Blue-green deployment testing integrates seamlessly with continuous testing in DevOps practices and requires robust CI/CD pipeline optimization. A solid test automation strategy ensures your smoke tests and validation scripts are reliable enough to gate production traffic. When testing your green environment, thorough API testing validates that all endpoints function correctly before the traffic switch.
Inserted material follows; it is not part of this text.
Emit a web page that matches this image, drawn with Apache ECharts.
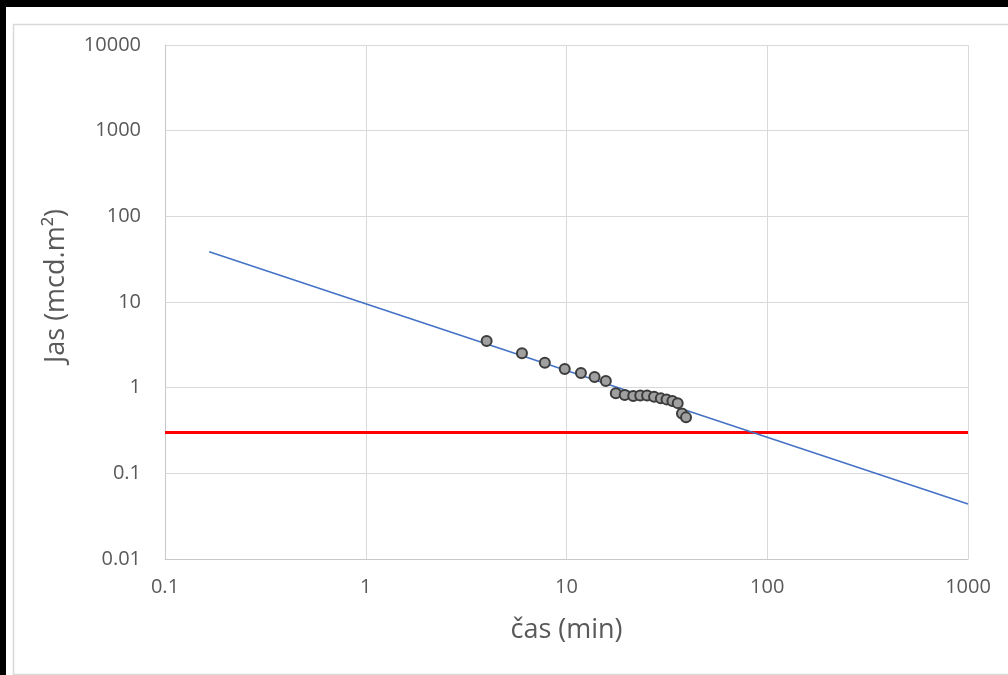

What is Blue-Green Deployment?

Blue-green deployment is a release strategy that maintains two identical production environments: “blue” (current production) and “green” (new version). Traffic switches from blue to green only after the green environment passes all tests, enabling instant rollback if issues arise.

Key benefits:

Zero downtime during deployments
Instant rollback capability (just switch traffic back)
Full production environment testing before going live
Reduced deployment risk and stress

How it differs from other strategies:

Strategy	Downtime	Rollback Speed	Resource Cost	Complexity
Blue-Green	None	Instant	High (2x)	Medium
Rolling	Minimal	Slow	Low (1x)	Low
Canary	None	Medium	Medium (1.1-1.2x)	High
Recreate	High	Slow	Low (1x)	Very Low

Testing Fundamentals for Blue-Green Deployments

Pre-Deployment Testing Phase

Before switching traffic to your green environment, you need comprehensive validation:

1. Smoke Tests Quick sanity checks that verify basic functionality:

#!/bin/bash
# smoke-test.sh - Basic health check for green environment

GREEN_URL="https://green.example.com"

# Check application is responding
if ! curl -f -s "${GREEN_URL}/health" > /dev/null; then
    echo "❌ Health endpoint not responding"
    exit 1
fi

# Verify database connectivity
if ! curl -f -s "${GREEN_URL}/api/db-check" | grep -q "OK"; then
    echo "❌ Database connection failed"
    exit 1
fi

# Check critical dependencies
for service in redis kafka elasticsearch; do
    if ! curl -f -s "${GREEN_URL}/api/check/${service}" | grep -q "healthy"; then
        echo "❌ ${service} dependency check failed"
        exit 1
    fi
done

echo "✅ All smoke tests passed"

2. Integration Tests Verify that all system components work together:

# test_green_integration.py
import pytest
import requests

GREEN_BASE_URL = "https://green.example.com"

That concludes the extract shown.